▶ _Task instructions_
Reproduce the material word for word; the images stay out.

▶ _Stored data_

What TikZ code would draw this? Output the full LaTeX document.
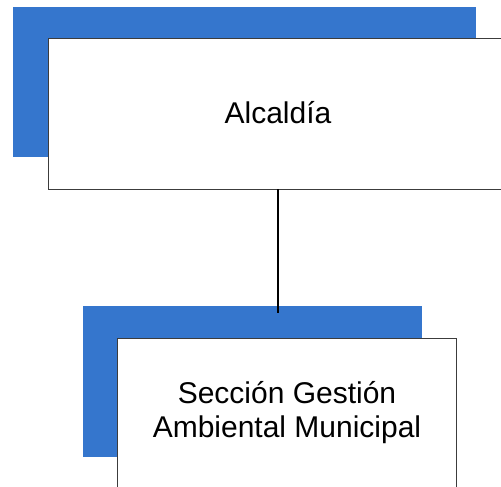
\documentclass[tikz,border=0pt]{standalone}
\usepackage{fontspec}
\setmainfont{Liberation Sans}
\definecolor{shadeblue}{RGB}{53,118,205}
\definecolor{edgegray}{RGB}{60,60,60}
\begin{document}
\begin{tikzpicture}[x=1pt,y=-1pt,
  shadow/.style={fill=shadeblue,draw=none},
  card/.style={fill=white,draw=edgegray,line width=1pt},
  lbl/.style={font=\fontsize{30}{34}\selectfont,align=center,text=black},
  link/.style={draw=black,line width=2pt}]
\useasboundingbox (0,0) rectangle (501,487);
\clip (0,0) rectangle (501,487);
% top unit
\fill[shadow] (13,7) rectangle (476,157);
\path[card] (48,39) rectangle (510,189);
\node[lbl] (alc) at (278,113) {Alcaldía};
% bottom unit
\fill[shadow] (83,306) rectangle (422,457);
\path[card] (117,338) rectangle (456,500);
\node[lbl] (sec) at (287,413) {Sección Gestión\\Ambiental Municipal};
\coordinate (topb) at (278,189);
\coordinate (botb) at (278,313);
\draw[link] (topb) -- (botb);
\end{tikzpicture}
\end{document}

▶ _Result of this exercise_
What TikZ code would draw this? Output the full LaTeX document.
\documentclass[tikz,border=0pt]{standalone}
\usepackage{fontspec}
\setmainfont{Liberation Sans}
\definecolor{shadeblue}{RGB}{53,118,205}
\definecolor{edgegray}{RGB}{60,60,60}
\begin{document}
\begin{tikzpicture}[x=1pt,y=-1pt,
  shadow/.style={fill=shadeblue,draw=none},
  card/.style={fill=white,draw=edgegray,line width=1pt},
  lbl/.style={font=\fontsize{30}{34}\selectfont,align=center,text=black},
  link/.style={draw=black,line width=2pt}]
\useasboundingbox (0,0) rectangle (501,487);
\clip (0,0) rectangle (501,487);
% top unit
\fill[shadow] (13,7) rectangle (476,157);
\path[card] (48,39) rectangle (510,189);
\node[lbl] (alc) at (278,113) {Alcaldía};
% bottom unit
\fill[shadow] (83,306) rectangle (422,457);
\path[card] (117,338) rectangle (456,500);
\node[lbl] (sec) at (287,413) {Sección Gestión\\Ambiental Municipal};
\coordinate (topb) at (278,189);
\coordinate (botb) at (278,313);
\draw[link] (topb) -- (botb);
\end{tikzpicture}
\end{document}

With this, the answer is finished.